Brussels: EU governments will study a new proposal aimed at overcoming the deep splits over sharing responsibility for asylum-seekers that has soured relations in the bloc since the migrant crisis of 2015, diplomats said on Wednesday.

Estonia, which holds the rotating presidency of the European Union, put forward the compromise plan at a meeting of national envoys, hoping to reconcile countries like Italy, which bear the brunt of arrivals from across the Mediterranean, and eastern states fiercely opposed to being obliged to take in immigrants.

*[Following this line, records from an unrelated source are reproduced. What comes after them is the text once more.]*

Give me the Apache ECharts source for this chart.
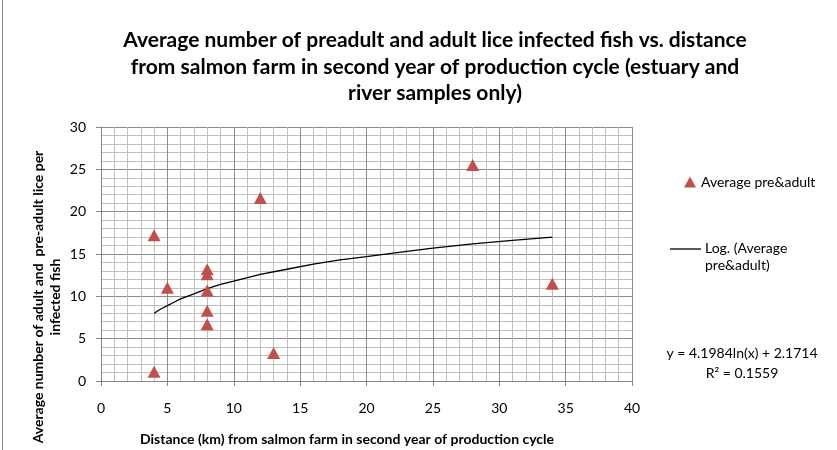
<!DOCTYPE html>
<html>
<head>
<meta charset="utf-8">
<script src="https://cdn.jsdelivr.net/npm/echarts@6/dist/echarts.min.js"></script>
<style>
  html, body { margin: 0; padding: 0; background: #fff; }
  #chart { width: 837px; height: 450px; }
</style>
</head>
<body>
<div id="chart"></div>
<script>
// distance (km) vs average pre-adult + adult lice per infected fish
const distanceKm = [4, 4, 5, 8, 8, 8, 8, 8, 12, 13, 28, 34];
const avgLice = [17.2, 1.1, 11.0, 13.2, 12.6, 10.7, 8.3, 6.7, 21.6, 3.3, 25.5, 11.5];

// log trendline
const trendX = [4, 4.5, 5, 5.5, 6, 7, 8, 9, 10, 12, 14, 16, 18, 20, 22, 25, 28, 31, 34];
const trendY = [8.0, 8.5, 8.9, 9.3, 9.7, 10.3, 10.9, 11.4, 11.8, 12.6, 13.2, 13.8, 14.3, 14.7, 15.1, 15.7, 16.2, 16.6, 17.0];

const xTicks = [0, 5, 10, 15, 20, 25, 30, 35, 40];
const yTicks = [0, 5, 10, 15, 20, 25, 30];

const FONT = "Lato";
const RED = "#C0504D";

const chart = echarts.init(document.getElementById("chart"));

const axisCommon = {
  type: "value",
  interval: 5,
  axisLine: { show: true, lineStyle: { color: "#868686", width: 1 } },
  axisTick: { show: true, length: 5, lineStyle: { color: "#868686" } },
  axisLabel: { color: "#000", fontFamily: FONT, fontSize: 14 },
  splitLine: { show: true, lineStyle: { color: "#8c8c8c", width: 1 } },
  minorTick: { show: false, splitNumber: 5 },
  minorSplitLine: { show: true, lineStyle: { color: "#bfbfbf", width: 1 } },
};

chart.setOption({
  animation: false,
  backgroundColor: "#fff",
  title: {
    text: "Average number of preadult and adult lice infected fish vs. distance\nfrom salmon farm in second year of production cycle (estuary and\nriver samples only)",
    left: 430,
    top: 22,
    textAlign: "center",
    textStyle: { fontFamily: FONT, fontWeight: "bold", fontSize: 21, lineHeight: 26.5, color: "#000" },
  },
  legend: {
    data: [{ name: "Average pre&adult", icon: "triangle" }],
    left: 679,
    top: 170,
    itemWidth: 12,
    itemHeight: 11,
    itemGap: 10,
    textStyle: { fontFamily: FONT, fontSize: 14, color: "#000" },
  },
  grid: { left: 101, right: 205, top: 127, bottom: 69 },
  xAxis: Object.assign({}, axisCommon, {
    min: xTicks[0],
    max: xTicks[xTicks.length - 1],
    axisLabel: Object.assign({}, axisCommon.axisLabel, { margin: 20 }),
  }),
  yAxis: Object.assign({}, axisCommon, {
    min: yTicks[0],
    max: yTicks[yTicks.length - 1],
    axisLabel: Object.assign({}, axisCommon.axisLabel, { margin: 15 }),
  }),
  series: [
    {
      name: "Average pre&adult",
      type: "scatter",
      symbol: "triangle",
      symbolSize: [13, 12],
      itemStyle: { color: RED, opacity: 1 },
      data: distanceKm.map((d, i) => [d, avgLice[i]]),
      z: 3,
    },
    {
      name: "Log. (Average pre&adult)",
      type: "line",
      smooth: false,
      showSymbol: false,
      lineStyle: { color: "#000", width: 1.3 },
      data: trendX.map((d, i) => [d, trendY[i]]),
      z: 2,
    },
  ],
  graphic: [
    // left border of chart area
    { type: "line", shape: { x1: 2.5, y1: 0, x2: 2.5, y2: 450 }, style: { stroke: "#868686", lineWidth: 1 } },
    // y axis title
    {
      type: "text",
      x: 47, y: 297,
      rotation: Math.PI / 2,
      style: {
        text: "Average number of adult and  pre-adult lice per\ninfected fish",
        fontFamily: FONT, fontWeight: "bold", fontSize: 14, lineHeight: 17,
        align: "center", verticalAlign: "middle", fill: "#000",
      },
    },
    // x axis title
    {
      type: "text",
      x: 347, y: 439,
      style: {
        text: "Distance (km) from salmon farm in second year of production cycle",
        fontFamily: FONT, fontWeight: "bold", fontSize: 14,
        align: "center", verticalAlign: "middle", fill: "#000",
      },
    },
    // trendline legend
    { type: "line", shape: { x1: 670, y1: 249, x2: 701, y2: 249 }, style: { stroke: "#000", lineWidth: 1.3 } },
    {
      type: "text",
      x: 705, y: 257,
      style: {
        text: "Log. (Average\npre&adult)",
        fontFamily: FONT, fontSize: 14, lineHeight: 17,
        align: "left", verticalAlign: "middle", fill: "#000",
      },
    },
    // equation
    {
      type: "text",
      x: 742, y: 363,
      style: {
        text: "y = 4.1984ln(x) + 2.1714\nR² = 0.1559",
        fontFamily: FONT, fontSize: 14, lineHeight: 20,
        align: "center", verticalAlign: "middle", fill: "#000",
      },
    },
  ],
});
</script>
</body>
</html>
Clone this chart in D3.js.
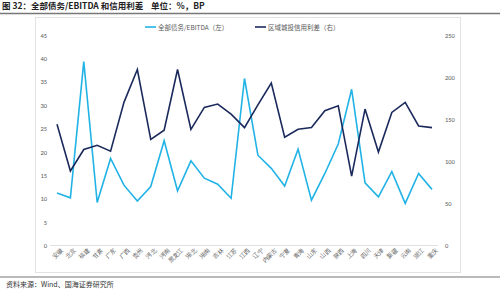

Previous proposals have failed to make headway; governments which complain about unfair burdens stemming from an EU rule that asylum claims must be handled in the country where people enter the EU want others to be obliged to take in a share. Ex-communist countries in the east, with little recent history of immigration, especially from Africa, Asia and the Middle East, have resisted attempts by the EU executive to force them to take quotas, leading to stalemate and division that, at the height of the crisis, threatened the Union's cohesion.
Germany, where Chancellor Angela Merkel suffered in a September election for her decision to allow over a million people to enter during the crisis, has been pressing other countries to demonstrate "solidarity" on the migrant issue. Under the Estonian plan, the executive European Commission would determine "fair shares" of asylum-seekers that countries would be expected to take in at their own borders.